Give back, word for word, only the lines from the opening of the records through the one with "ax.axhline(y, color='#222222', lw=1.0, zorder=0)". Pictures stay out.

******

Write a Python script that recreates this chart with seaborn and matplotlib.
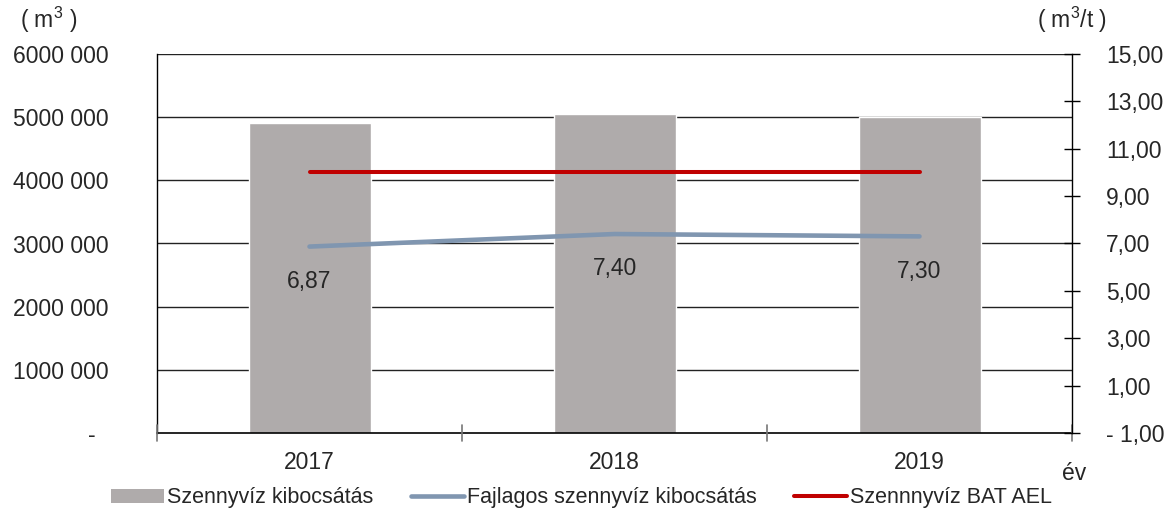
import matplotlib
matplotlib.use('Agg')
import matplotlib.pyplot as plt
import seaborn as sns
import pandas as pd
from matplotlib.lines import Line2D
from matplotlib.patches import Patch

# adatok
evek = ['2017', '2018', '2019']
kibocsatas = [4900000, 5050000, 5000000]      # m3
fajlagos = [6.87, 7.40, 7.30]                  # m3/t
bat_ael = [10.0, 10.0, 10.0]                   # m3/t
fajlagos_cimke = ['6,87', '7,40', '7,30']

bal_tick = [0, 1000000, 2000000, 3000000, 4000000, 5000000, 6000000]
bal_cimke = ['-  ', '1000 000', '2000 000', '3000 000', '4000 000', '5000 000', '6000 000']
jobb_tick = [-1, 1, 3, 5, 7, 9, 11, 13, 15]
jobb_cimke = ['- 1,00', '1,00', '3,00', '5,00', '7,00', '9,00', '11,00', '13,00', '15,00']

sns.set_style('white')
plt.rcParams['font.family'] = ['Liberation Sans', 'DejaVu Sans']
plt.rcParams['mathtext.fontset'] = 'custom'
plt.rcParams['mathtext.rm'] = 'Liberation Sans'
plt.rcParams['mathtext.it'] = 'Liberation Sans'

FS = 16.5   # tengely feliratok
FL = 15.5   # jelmagyarazat

df = pd.DataFrame({'ev': evek, 'kibocsatas': kibocsatas})

fig = plt.figure(figsize=(11.75, 5.11), dpi=100)
ax = fig.add_axes([157 / 1175, 1 - 433 / 511, 915 / 1175, 379 / 511])

for y in bal_tick[1:]:
    ax.axhline(y, color='#222222', lw=1.0, zorder=0)

sns.barplot(data=df, x='ev', y='kibocsatas', color='#afabab', width=0.4,
            saturation=1, ax=ax, zorder=2)
ax.set_ylim(0, 6000000)
ax.set_xlim(-0.5, 2.5)
ax.set_yticks(bal_tick)
ax.set_yticklabels(bal_cimke, fontsize=FS)
ax.tick_params(axis='y', length=0, pad=35)
ax.set_xticks([0, 1, 2])
ax.set_xticklabels(evek, fontsize=FS)
ax.tick_params(axis='x', length=0, pad=13)
ax.set_xlabel('')
ax.set_ylabel('')
for s in ['top', 'right']:
    ax.spines[s].set_visible(False)
ax.spines['left'].set_color('#000000')
ax.spines['bottom'].set_color('#000000')
ax.spines['left'].set_linewidth(1.0)
ax.spines['bottom'].set_linewidth(1.2)

# kategoria hatar tickek
for xb in [-0.5, 0.5, 1.5, 2.5]:
    ax.plot([xb, xb], [-120000, 120000], color='#777777', lw=1.2,
            clip_on=False, zorder=3)

ax2 = ax.twinx()
ax2.set_ylim(-1, 15)
ax2.set_yticks(jobb_tick)
ax2.set_yticklabels(jobb_cimke, fontsize=FS)
ax2.tick_params(axis='y', direction='inout', length=11, width=1, pad=19, color='#000000')
for s in ['top', 'left', 'bottom']:
    ax2.spines[s].set_visible(False)
ax2.spines['right'].set_color('#000000')
ax2.spines['right'].set_linewidth(1.0)

sns.lineplot(x=[0, 1, 2], y=fajlagos, color='#8096b0', lw=3.3, ax=ax2, zorder=4)
sns.lineplot(x=[0, 1, 2], y=bat_ael, color='#c00000', lw=2.9, ax=ax2, zorder=4)
ax2.set_xlim(-0.5, 2.5)

for i, t in enumerate(fajlagos_cimke):
    ax2.annotate(t, (i, fajlagos[i]), xytext=(0, -25), textcoords='offset points',
                 ha='center', va='center', fontsize=FS)

fig.text(20 / 1175, 1 - 20 / 511, '( m$^3$ )', fontsize=FS, ha='left', va='center')
fig.text(1037 / 1175, 1 - 20 / 511, '( m$^3$/t )', fontsize=FS, ha='left', va='center')
fig.text(1062 / 1175, 1 - 474 / 511, 'év', fontsize=FS, ha='left', va='center')

kezelok = [Patch(facecolor='#afabab', edgecolor='none'),
           Line2D([0], [0], color='#8096b0', lw=3.3),
           Line2D([0], [0], color='#c00000', lw=2.9)]
fig.legend(kezelok, ['Szennyvíz kibocsátás', 'Fajlagos szennyvíz kibocsátás', 'Szennnyvíz BAT AEL'],
           loc='center', bbox_to_anchor=(0.495, 1 - 498 / 511), ncol=3, frameon=False,
           fontsize=FL, handlelength=2.45, handletextpad=0.15, columnspacing=1.75,
           handleheight=0.6)

fig.savefig('out.png', dpi=100)
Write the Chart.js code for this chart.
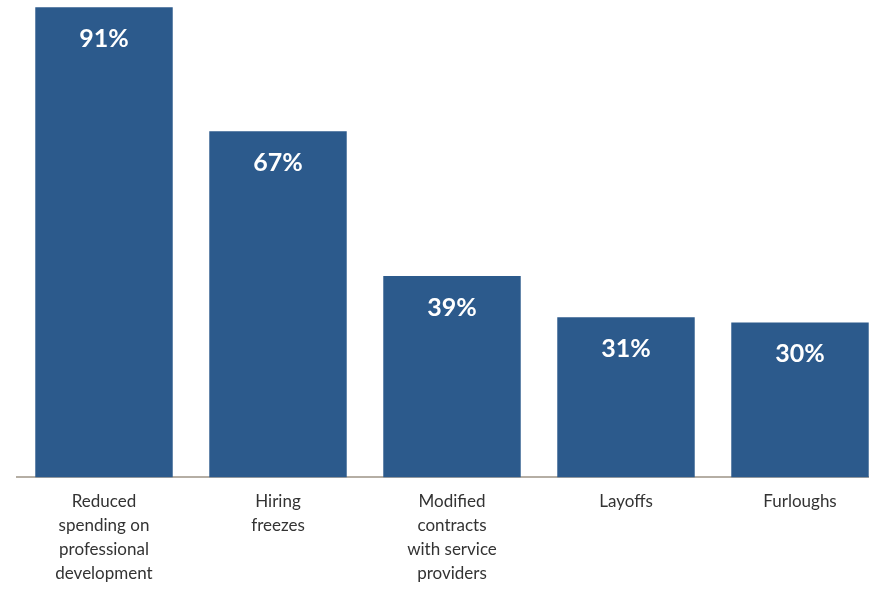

******

**Solution for this problem**
Write a Python script that recreates this chart with seaborn and matplotlib.
import matplotlib
matplotlib.use('Agg')
import matplotlib.pyplot as plt
import seaborn as sns
import pandas as pd
from matplotlib.lines import Line2D
from matplotlib.patches import Patch

# adatok
evek = ['2017', '2018', '2019']
kibocsatas = [4900000, 5050000, 5000000]      # m3
fajlagos = [6.87, 7.40, 7.30]                  # m3/t
bat_ael = [10.0, 10.0, 10.0]                   # m3/t
fajlagos_cimke = ['6,87', '7,40', '7,30']

bal_tick = [0, 1000000, 2000000, 3000000, 4000000, 5000000, 6000000]
bal_cimke = ['-  ', '1000 000', '2000 000', '3000 000', '4000 000', '5000 000', '6000 000']
jobb_tick = [-1, 1, 3, 5, 7, 9, 11, 13, 15]
jobb_cimke = ['- 1,00', '1,00', '3,00', '5,00', '7,00', '9,00', '11,00', '13,00', '15,00']

sns.set_style('white')
plt.rcParams['font.family'] = ['Liberation Sans', 'DejaVu Sans']
plt.rcParams['mathtext.fontset'] = 'custom'
plt.rcParams['mathtext.rm'] = 'Liberation Sans'
plt.rcParams['mathtext.it'] = 'Liberation Sans'

FS = 16.5   # tengely feliratok
FL = 15.5   # jelmagyarazat

df = pd.DataFrame({'ev': evek, 'kibocsatas': kibocsatas})

fig = plt.figure(figsize=(11.75, 5.11), dpi=100)
ax = fig.add_axes([157 / 1175, 1 - 433 / 511, 915 / 1175, 379 / 511])

for y in bal_tick[1:]:
    ax.axhline(y, color='#222222', lw=1.0, zorder=0)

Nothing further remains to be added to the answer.